Tally every line of the material that includes "this", then give the tally and nothing else.
===== Records to process
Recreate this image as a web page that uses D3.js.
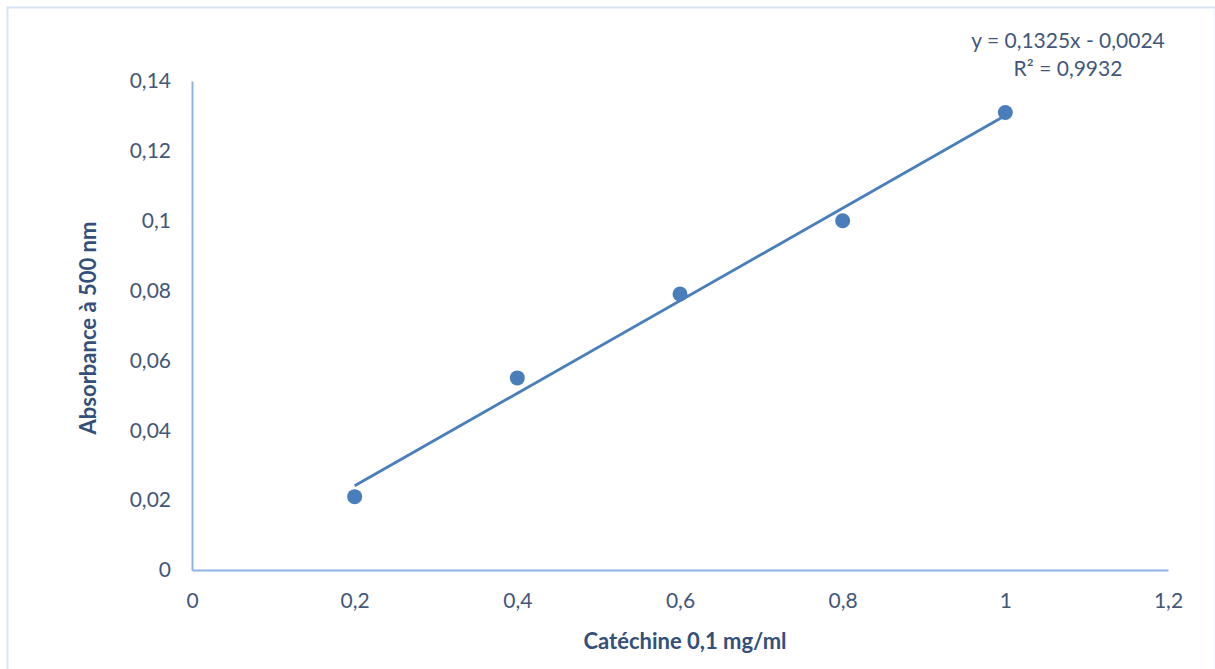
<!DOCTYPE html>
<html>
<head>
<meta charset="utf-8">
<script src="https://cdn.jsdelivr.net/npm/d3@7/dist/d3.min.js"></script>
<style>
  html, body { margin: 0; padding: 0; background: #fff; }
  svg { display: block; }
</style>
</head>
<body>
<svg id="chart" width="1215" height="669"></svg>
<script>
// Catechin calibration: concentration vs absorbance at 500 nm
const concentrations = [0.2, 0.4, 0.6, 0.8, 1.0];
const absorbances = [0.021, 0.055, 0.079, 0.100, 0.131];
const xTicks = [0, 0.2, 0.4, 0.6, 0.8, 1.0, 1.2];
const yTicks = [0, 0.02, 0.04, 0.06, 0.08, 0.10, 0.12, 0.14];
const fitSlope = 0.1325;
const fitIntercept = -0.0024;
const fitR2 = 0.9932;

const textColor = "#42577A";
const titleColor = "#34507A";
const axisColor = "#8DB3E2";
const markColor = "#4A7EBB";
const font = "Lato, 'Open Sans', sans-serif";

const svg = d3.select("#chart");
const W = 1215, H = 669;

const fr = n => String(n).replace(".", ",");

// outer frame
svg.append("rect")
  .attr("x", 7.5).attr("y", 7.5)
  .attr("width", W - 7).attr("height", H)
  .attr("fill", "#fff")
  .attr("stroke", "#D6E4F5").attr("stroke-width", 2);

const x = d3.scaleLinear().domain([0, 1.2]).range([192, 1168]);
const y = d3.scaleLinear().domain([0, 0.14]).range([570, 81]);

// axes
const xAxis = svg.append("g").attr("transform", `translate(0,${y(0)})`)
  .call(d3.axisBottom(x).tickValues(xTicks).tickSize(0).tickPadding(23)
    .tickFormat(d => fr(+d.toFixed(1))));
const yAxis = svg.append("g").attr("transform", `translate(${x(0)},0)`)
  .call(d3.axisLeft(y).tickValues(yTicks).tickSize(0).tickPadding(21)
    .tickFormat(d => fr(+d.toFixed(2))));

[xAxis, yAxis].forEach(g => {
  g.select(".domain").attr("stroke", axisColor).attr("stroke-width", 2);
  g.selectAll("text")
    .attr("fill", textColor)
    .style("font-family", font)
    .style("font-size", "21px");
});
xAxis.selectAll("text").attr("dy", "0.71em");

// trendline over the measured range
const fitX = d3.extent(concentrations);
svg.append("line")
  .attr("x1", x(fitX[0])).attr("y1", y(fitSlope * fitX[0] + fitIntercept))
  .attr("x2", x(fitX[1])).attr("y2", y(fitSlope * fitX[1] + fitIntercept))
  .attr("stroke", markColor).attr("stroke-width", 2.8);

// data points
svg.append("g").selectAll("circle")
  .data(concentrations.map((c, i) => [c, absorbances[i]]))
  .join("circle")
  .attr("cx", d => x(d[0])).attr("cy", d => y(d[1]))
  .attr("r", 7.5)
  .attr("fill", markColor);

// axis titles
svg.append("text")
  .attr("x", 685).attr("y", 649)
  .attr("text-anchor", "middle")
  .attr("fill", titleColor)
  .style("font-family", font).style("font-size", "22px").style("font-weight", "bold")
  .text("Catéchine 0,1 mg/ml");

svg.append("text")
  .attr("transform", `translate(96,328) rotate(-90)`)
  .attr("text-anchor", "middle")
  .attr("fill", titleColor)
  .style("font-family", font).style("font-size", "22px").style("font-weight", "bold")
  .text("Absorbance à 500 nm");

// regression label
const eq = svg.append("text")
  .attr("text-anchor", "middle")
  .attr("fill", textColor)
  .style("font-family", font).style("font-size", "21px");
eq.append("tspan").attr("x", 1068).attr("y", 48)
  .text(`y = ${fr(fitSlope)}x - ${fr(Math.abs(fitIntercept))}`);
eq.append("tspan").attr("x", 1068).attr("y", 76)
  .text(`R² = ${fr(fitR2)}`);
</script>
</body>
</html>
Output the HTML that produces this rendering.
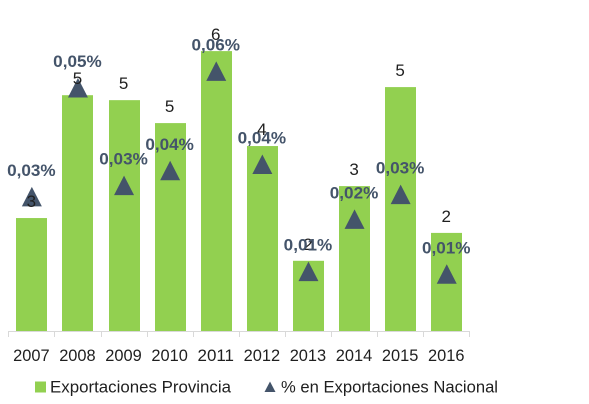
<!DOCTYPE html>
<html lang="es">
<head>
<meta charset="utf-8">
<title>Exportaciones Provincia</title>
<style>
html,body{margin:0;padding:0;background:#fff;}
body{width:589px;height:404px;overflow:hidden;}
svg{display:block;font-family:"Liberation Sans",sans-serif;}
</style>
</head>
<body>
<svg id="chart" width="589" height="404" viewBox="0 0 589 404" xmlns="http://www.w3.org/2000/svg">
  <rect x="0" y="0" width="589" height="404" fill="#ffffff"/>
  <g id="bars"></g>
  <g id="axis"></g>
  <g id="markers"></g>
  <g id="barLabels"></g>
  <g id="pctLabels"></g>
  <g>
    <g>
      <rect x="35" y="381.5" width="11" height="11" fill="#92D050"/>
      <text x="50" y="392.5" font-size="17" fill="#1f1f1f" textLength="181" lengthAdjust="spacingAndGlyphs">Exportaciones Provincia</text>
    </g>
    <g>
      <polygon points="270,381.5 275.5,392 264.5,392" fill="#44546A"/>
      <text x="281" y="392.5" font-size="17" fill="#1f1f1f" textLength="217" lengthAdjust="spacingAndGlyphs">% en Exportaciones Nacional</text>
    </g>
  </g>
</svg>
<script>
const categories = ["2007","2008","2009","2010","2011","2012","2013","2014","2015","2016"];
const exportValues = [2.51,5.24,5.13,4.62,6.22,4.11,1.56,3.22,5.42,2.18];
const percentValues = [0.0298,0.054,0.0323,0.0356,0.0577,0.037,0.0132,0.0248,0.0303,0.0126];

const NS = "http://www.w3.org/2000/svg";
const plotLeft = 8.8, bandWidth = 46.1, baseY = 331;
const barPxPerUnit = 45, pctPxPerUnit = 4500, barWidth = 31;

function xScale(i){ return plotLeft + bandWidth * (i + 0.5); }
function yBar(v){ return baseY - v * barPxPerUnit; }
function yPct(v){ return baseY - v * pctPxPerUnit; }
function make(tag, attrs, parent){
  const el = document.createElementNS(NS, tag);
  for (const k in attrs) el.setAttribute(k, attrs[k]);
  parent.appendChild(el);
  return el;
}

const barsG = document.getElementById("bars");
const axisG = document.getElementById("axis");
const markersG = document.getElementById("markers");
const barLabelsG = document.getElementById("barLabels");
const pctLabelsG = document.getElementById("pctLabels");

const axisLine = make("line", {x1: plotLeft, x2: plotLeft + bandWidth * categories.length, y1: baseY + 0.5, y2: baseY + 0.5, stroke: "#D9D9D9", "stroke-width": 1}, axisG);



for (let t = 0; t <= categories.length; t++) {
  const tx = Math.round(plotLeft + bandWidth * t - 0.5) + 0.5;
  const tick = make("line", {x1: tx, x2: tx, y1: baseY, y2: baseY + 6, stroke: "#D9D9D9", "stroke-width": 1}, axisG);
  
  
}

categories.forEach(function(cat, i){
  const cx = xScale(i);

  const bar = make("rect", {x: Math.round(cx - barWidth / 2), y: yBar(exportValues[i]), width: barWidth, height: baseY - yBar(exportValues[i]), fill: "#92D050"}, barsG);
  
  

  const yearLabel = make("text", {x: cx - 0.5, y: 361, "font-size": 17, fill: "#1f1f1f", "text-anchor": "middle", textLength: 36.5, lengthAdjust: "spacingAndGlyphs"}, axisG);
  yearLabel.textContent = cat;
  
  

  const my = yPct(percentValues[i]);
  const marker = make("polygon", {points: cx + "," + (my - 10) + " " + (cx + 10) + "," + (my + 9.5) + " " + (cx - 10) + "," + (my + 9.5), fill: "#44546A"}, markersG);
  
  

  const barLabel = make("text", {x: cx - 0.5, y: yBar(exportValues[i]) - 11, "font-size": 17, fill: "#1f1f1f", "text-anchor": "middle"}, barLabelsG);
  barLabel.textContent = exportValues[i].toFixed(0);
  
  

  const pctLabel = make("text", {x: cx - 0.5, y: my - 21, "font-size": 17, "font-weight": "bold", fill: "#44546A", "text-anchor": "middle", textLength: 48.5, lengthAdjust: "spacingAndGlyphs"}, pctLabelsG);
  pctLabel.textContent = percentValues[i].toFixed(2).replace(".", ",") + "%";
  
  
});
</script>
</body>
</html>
==========
> [Exercise result] 2